As with the algorithm for a known state, every prisoner turns on the light at most once.

The collector is always the first prisoner to change the initial state of the light switch. When a prisoner has seen the light in the both states, they can be sure that the collector has started counting. Hence, when a prisoner turns on the light the collector will count it.

If no other prisoners are turning on the light, the collector is toggling the light on and off between visits. This ensures that eventually all prisoners will see the lightbulb in both states.

Note that this solutions here is not optimal, it is a simple example of feasibility.

Multiple states

Suppose the lightbulb is replaced with a switch with multiple states, can the prisoners use that to escape faster?

Let \(n\) be the number of prisoners. The previous algorithms can be easily adjusted to take advantage of multiple states with the following differences:

  • The collector resets the state to 0 (in the unknown initial state problem they toggle between 0 and the maximum value).
  • Prisoners increment the state unless it is already at its maximum value.
  • The collector increments their count by the value they see.
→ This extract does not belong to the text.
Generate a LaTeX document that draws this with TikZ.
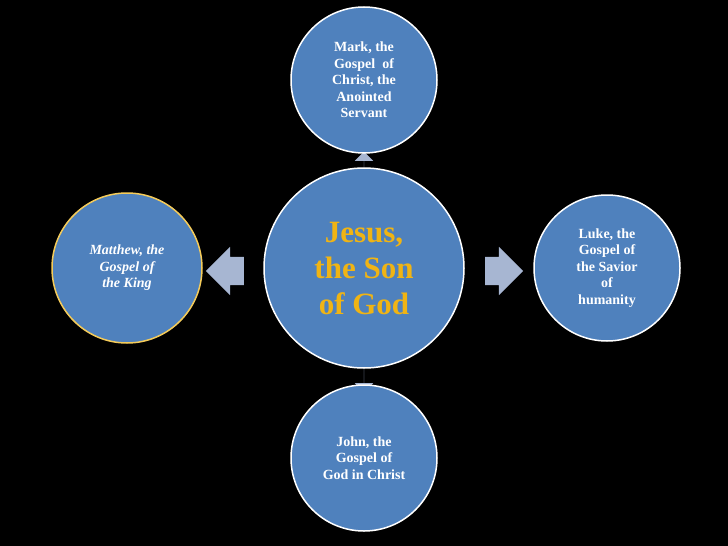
\documentclass[tikz,border=0pt]{standalone}
\usepackage{fontspec}
\setmainfont{Liberation Serif}
\usetikzlibrary{shapes.arrows,positioning}
\definecolor{gospelblue}{RGB}{79,129,189}
\definecolor{arrowgray}{RGB}{167,182,210}
\definecolor{jesusgold}{RGB}{240,180,20}
\tikzset{gospel/.style={circle,draw=white,line width=1.5pt,fill=gospelblue,text=white,
           font=\bfseries\fontsize{14}{16.5}\selectfont,align=center,minimum size=146pt,inner sep=2pt},
         pointer/.style={single arrow,fill=arrowgray,draw=none,single arrow head extend=9pt,
           inner xsep=0pt,inner ysep=14pt}}
\begin{document}
\begin{tikzpicture}[x=1pt,y=-1pt]
\fill[black] (0,0) rectangle (728,546);
\useasboundingbox (0,0) rectangle (728,546);
% arrows first, circles on top
\node (up) [pointer,shape border rotate=90,minimum height=20pt] at (364,166) {};
\node (down) [pointer,shape border rotate=270,minimum height=20pt] at (364,378) {};
\node (left) [pointer,shape border rotate=180,minimum height=38pt,single arrow head extend=10pt] at (232,271) {};
\node (right) [pointer,minimum height=38pt,single arrow head extend=10pt] at (497,271) {};
\node (Jesus) [gospel,minimum size=200pt,text=jesusgold,font=\bfseries\fontsize{31}{36}\selectfont] at (364,268) {Jesus,\\the Son\\of God};
\node (Mark) [gospel] at (364,80) {Mark, the\\Gospel\ \ of\\Christ, the\\Anointed\\Servant};
\node (Matthew) [gospel,draw=jesusgold!70!white,minimum size=150pt,font=\bfseries\itshape\fontsize{14}{16.5}\selectfont] at (127,268) {Matthew, the\\Gospel of\\the King};
\node (Luke) [gospel] at (607,268) {Luke, the\\Gospel of\\the Savior\\of\\humanity};
\node (John) [gospel] at (364,458) {John, the\\Gospel of\\God in Christ};
\end{tikzpicture}
\end{document}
This will reduce the expected runtime by a factor equal to the number of switch states, when there are up to \(n - 1\) states.

If there are \(n\) or more states the first time a prisoner visits the room they update the switch from \(x\) to \(x + 1 \mod n\). The first prisoner to see the switch set to \(x \mod n\) (where \(x\) is the value they first saw) can alert the warden that all prisoners have visited the room.

This works even when the initial state and time between visits is unknown. The expected runtime for this is:

\[\sum_{x=1}^{n} \frac{n}{x} = nH_n \text{ where } H_n \text{ is the nth harmonic number }\]

For \(n = 100\) this is about \(519\) days.

As with the previous algorithms, this solution is not optimal.